— start DATA SEGMENT —

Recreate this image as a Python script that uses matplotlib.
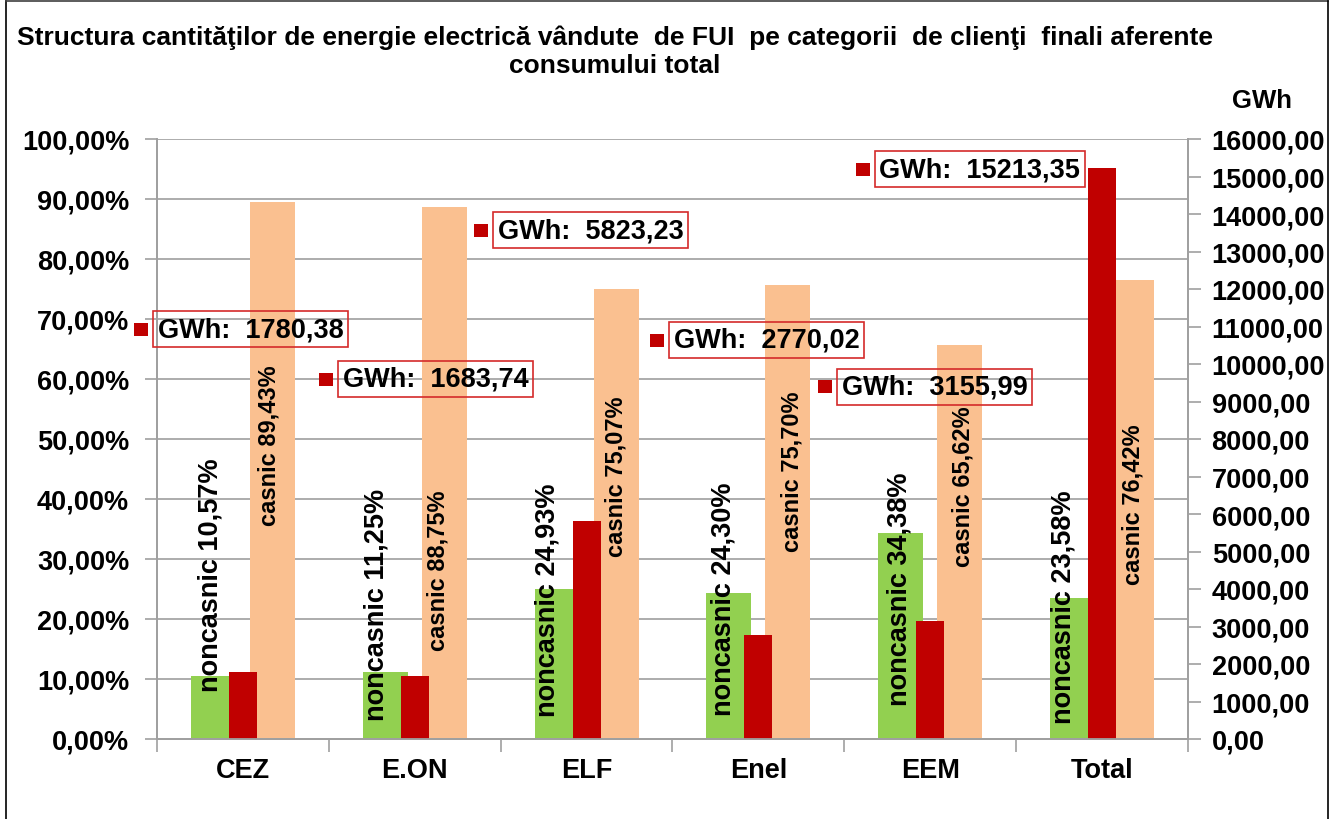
import matplotlib
matplotlib.use('Agg')
import matplotlib.pyplot as plt
import numpy as np
from matplotlib.patches import Rectangle
from matplotlib.lines import Line2D
from matplotlib.transforms import IdentityTransform
from matplotlib.ticker import FuncFormatter, MultipleLocator, FixedLocator

# ---- data ----
categories = ['CEZ', 'E.ON', 'ELF', 'Enel', 'EEM', 'Total']
noncasnic = [10.57, 11.25, 24.93, 24.30, 34.38, 23.58]
casnic = [89.43, 88.75, 75.07, 75.70, 65.62, 76.42]
gwh = [1780.38, 1683.74, 5823.23, 2770.02, 3155.99, 15213.35]

# ---- label layout (manually dragged positions in the original) ----
nc_label_pos = [(-0.19, 27.4), (0.78, 22.5), (1.77, 23.3), (2.795, 23.5), (3.82, 25.2), (4.774, 22.2)]
c_label_pos = [(0.152, 49.0), (1.136, 28.2), (2.172, 43.8), (3.196, 44.7), (4.191, 42.3), (5.181, 39.3)]
gwh_label_pos = [(-0.494, 10933), (0.583, 9600), (1.485, 13573), (2.509, 10640), (3.487, 9387), (3.703, 15200)]

plt.rcParams['font.family'] = ['Liberation Sans', 'DejaVu Sans']
plt.rcParams['font.weight'] = 'bold'

W, H = 1330, 820
fig = plt.figure(figsize=(W / 100, H / 100), dpi=100)
ax = fig.add_axes([157 / W, 80 / H, 1031 / W, 600 / H])
ax2 = ax.twinx()

GREEN, ORANGE, RED = '#92d050', '#fac090', '#c00000'
GRAY = '#a0a0a0'

x = np.arange(len(categories))
ax.bar(x - 0.172, noncasnic, width=0.262, color=GREEN, zorder=2)
ax.bar(x + 0.172, casnic, width=0.262, color=ORANGE, zorder=2)
ax2.bar(x, gwh, width=0.163, color=RED, zorder=2)

ax.set_xlim(-0.5, 5.5)
ax.set_ylim(0, 100)
ax2.set_ylim(0, 16000)

ax.set_axisbelow(True)
ax.yaxis.grid(True, color='#a6a6a6', lw=1.3)
ax.yaxis.set_major_locator(MultipleLocator(10))
ax2.yaxis.set_major_locator(MultipleLocator(1000))
ax.yaxis.set_major_formatter(FuncFormatter(lambda v, p: f"{v:.2f}%".replace('.', ',')))
ax2.yaxis.set_major_formatter(FuncFormatter(lambda v, p: f"{v:.2f}".replace('.', ',')))

for a in (ax, ax2):
    a.spines['top'].set_visible(False)
    for s in ('left', 'right', 'bottom'):
        a.spines[s].set_color(GRAY)
        a.spines[s].set_linewidth(1.3)

ax.tick_params(axis='y', direction='out', length=9, width=1.2, color=GRAY, pad=11, labelsize=19.5)
ax2.tick_params(axis='y', direction='out', length=9, width=1.2, color=GRAY, pad=8, labelsize=19.5)

ax.set_xticks(x)
ax.set_xticklabels(categories)
ax.xaxis.set_minor_locator(FixedLocator(np.arange(-0.5, 6.0, 1.0)))
ax.tick_params(axis='x', which='major', length=0, pad=13, labelsize=19.5)
ax.tick_params(axis='x', which='minor', direction='out', length=9, width=1.2, color=GRAY)

for (px, py), v in zip(nc_label_pos, noncasnic):
    ax.text(px, py, f"noncasnic {v:.2f}%".replace('.', ','), rotation=90, ha='center', va='center',
            fontsize=19.5, fontweight='bold', zorder=5)
for (px, py), v in zip(c_label_pos, casnic):
    ax.text(px, py, f"casnic {v:.2f}%".replace('.', ','), rotation=90, ha='center', va='center',
            fontsize=17, fontweight='bold', zorder=5)

boxes = []
for (px, py), v in zip(gwh_label_pos, gwh):
    t = ax2.text(px, py, f"GWh:  {v:.2f}".replace('.', ','), ha='left', va='center', fontsize=19.5,
                 fontweight='bold', clip_on=False, zorder=6,
                 bbox=dict(boxstyle='square,pad=0.17', fc='none', ec='#d42a2a', lw=1.2))
    boxes.append(t)

fig.text(615 / W, 1 - 38 / H,
         'Structura cantităţilor de energie electrică vândute  de FUI  pe categorii  de clienţi  finali aferente',
         ha='center', va='center', fontsize=19, fontweight='bold')
fig.text(615 / W, 1 - 66 / H, 'consumului total', ha='center', va='center', fontsize=19, fontweight='bold')
fig.text(1262 / W, 1 - 101 / H, 'GWh', ha='center', va='center', fontsize=18.5, fontweight='bold')

# outer frame
fig.add_artist(Line2D([6 / W, 6 / W], [0, 1 - 2 / H], color='black', lw=1.2))
fig.add_artist(Line2D([6 / W, 1328 / W], [1 - 2 / H, 1 - 2 / H], color='#404040', lw=1.2))
fig.add_artist(Line2D([1328 / W, 1328 / W], [0, 1 - 2 / H], color='black', lw=1.2))

# legend keys beside the GWh labels
fig.canvas.draw()
renderer = fig.canvas.get_renderer()
for t in boxes:
    bb = t.get_bbox_patch().get_window_extent(renderer)
    cy = (bb.y0 + bb.y1) / 2
    fig.add_artist(Rectangle((bb.x0 - 5 - 14, cy - 6.5), 14, 13, facecolor=RED, edgecolor='none',
                             transform=IdentityTransform()))

fig.savefig('out.png', dpi=100)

— end DATA SEGMENT —

WHAT IS NEEDED:
Print the whole listing above once more, word for word, without its pictures.

TASK OUTPUT:
Recreate this image as a Python script that uses matplotlib.
import matplotlib
matplotlib.use('Agg')
import matplotlib.pyplot as plt
import numpy as np
from matplotlib.patches import Rectangle
from matplotlib.lines import Line2D
from matplotlib.transforms import IdentityTransform
from matplotlib.ticker import FuncFormatter, MultipleLocator, FixedLocator

# ---- data ----
categories = ['CEZ', 'E.ON', 'ELF', 'Enel', 'EEM', 'Total']
noncasnic = [10.57, 11.25, 24.93, 24.30, 34.38, 23.58]
casnic = [89.43, 88.75, 75.07, 75.70, 65.62, 76.42]
gwh = [1780.38, 1683.74, 5823.23, 2770.02, 3155.99, 15213.35]

# ---- label layout (manually dragged positions in the original) ----
nc_label_pos = [(-0.19, 27.4), (0.78, 22.5), (1.77, 23.3), (2.795, 23.5), (3.82, 25.2), (4.774, 22.2)]
c_label_pos = [(0.152, 49.0), (1.136, 28.2), (2.172, 43.8), (3.196, 44.7), (4.191, 42.3), (5.181, 39.3)]
gwh_label_pos = [(-0.494, 10933), (0.583, 9600), (1.485, 13573), (2.509, 10640), (3.487, 9387), (3.703, 15200)]

plt.rcParams['font.family'] = ['Liberation Sans', 'DejaVu Sans']
plt.rcParams['font.weight'] = 'bold'

W, H = 1330, 820
fig = plt.figure(figsize=(W / 100, H / 100), dpi=100)
ax = fig.add_axes([157 / W, 80 / H, 1031 / W, 600 / H])
ax2 = ax.twinx()

GREEN, ORANGE, RED = '#92d050', '#fac090', '#c00000'
GRAY = '#a0a0a0'

x = np.arange(len(categories))
ax.bar(x - 0.172, noncasnic, width=0.262, color=GREEN, zorder=2)
ax.bar(x + 0.172, casnic, width=0.262, color=ORANGE, zorder=2)
ax2.bar(x, gwh, width=0.163, color=RED, zorder=2)

ax.set_xlim(-0.5, 5.5)
ax.set_ylim(0, 100)
ax2.set_ylim(0, 16000)

ax.set_axisbelow(True)
ax.yaxis.grid(True, color='#a6a6a6', lw=1.3)
ax.yaxis.set_major_locator(MultipleLocator(10))
ax2.yaxis.set_major_locator(MultipleLocator(1000))
ax.yaxis.set_major_formatter(FuncFormatter(lambda v, p: f"{v:.2f}%".replace('.', ',')))
ax2.yaxis.set_major_formatter(FuncFormatter(lambda v, p: f"{v:.2f}".replace('.', ',')))

for a in (ax, ax2):
    a.spines['top'].set_visible(False)
    for s in ('left', 'right', 'bottom'):
        a.spines[s].set_color(GRAY)
        a.spines[s].set_linewidth(1.3)

ax.tick_params(axis='y', direction='out', length=9, width=1.2, color=GRAY, pad=11, labelsize=19.5)
ax2.tick_params(axis='y', direction='out', length=9, width=1.2, color=GRAY, pad=8, labelsize=19.5)

ax.set_xticks(x)
ax.set_xticklabels(categories)
ax.xaxis.set_minor_locator(FixedLocator(np.arange(-0.5, 6.0, 1.0)))
ax.tick_params(axis='x', which='major', length=0, pad=13, labelsize=19.5)
ax.tick_params(axis='x', which='minor', direction='out', length=9, width=1.2, color=GRAY)

for (px, py), v in zip(nc_label_pos, noncasnic):
    ax.text(px, py, f"noncasnic {v:.2f}%".replace('.', ','), rotation=90, ha='center', va='center',
            fontsize=19.5, fontweight='bold', zorder=5)
for (px, py), v in zip(c_label_pos, casnic):
    ax.text(px, py, f"casnic {v:.2f}%".replace('.', ','), rotation=90, ha='center', va='center',
            fontsize=17, fontweight='bold', zorder=5)

boxes = []
for (px, py), v in zip(gwh_label_pos, gwh):
    t = ax2.text(px, py, f"GWh:  {v:.2f}".replace('.', ','), ha='left', va='center', fontsize=19.5,
                 fontweight='bold', clip_on=False, zorder=6,
                 bbox=dict(boxstyle='square,pad=0.17', fc='none', ec='#d42a2a', lw=1.2))
    boxes.append(t)

fig.text(615 / W, 1 - 38 / H,
         'Structura cantităţilor de energie electrică vândute  de FUI  pe categorii  de clienţi  finali aferente',
         ha='center', va='center', fontsize=19, fontweight='bold')
fig.text(615 / W, 1 - 66 / H, 'consumului total', ha='center', va='center', fontsize=19, fontweight='bold')
fig.text(1262 / W, 1 - 101 / H, 'GWh', ha='center', va='center', fontsize=18.5, fontweight='bold')

# outer frame
fig.add_artist(Line2D([6 / W, 6 / W], [0, 1 - 2 / H], color='black', lw=1.2))
fig.add_artist(Line2D([6 / W, 1328 / W], [1 - 2 / H, 1 - 2 / H], color='#404040', lw=1.2))
fig.add_artist(Line2D([1328 / W, 1328 / W], [0, 1 - 2 / H], color='black', lw=1.2))

# legend keys beside the GWh labels
fig.canvas.draw()
renderer = fig.canvas.get_renderer()
for t in boxes:
    bb = t.get_bbox_patch().get_window_extent(renderer)
    cy = (bb.y0 + bb.y1) / 2
    fig.add_artist(Rectangle((bb.x0 - 5 - 14, cy - 6.5), 14, 13, facecolor=RED, edgecolor='none',
                             transform=IdentityTransform()))

fig.savefig('out.png', dpi=100)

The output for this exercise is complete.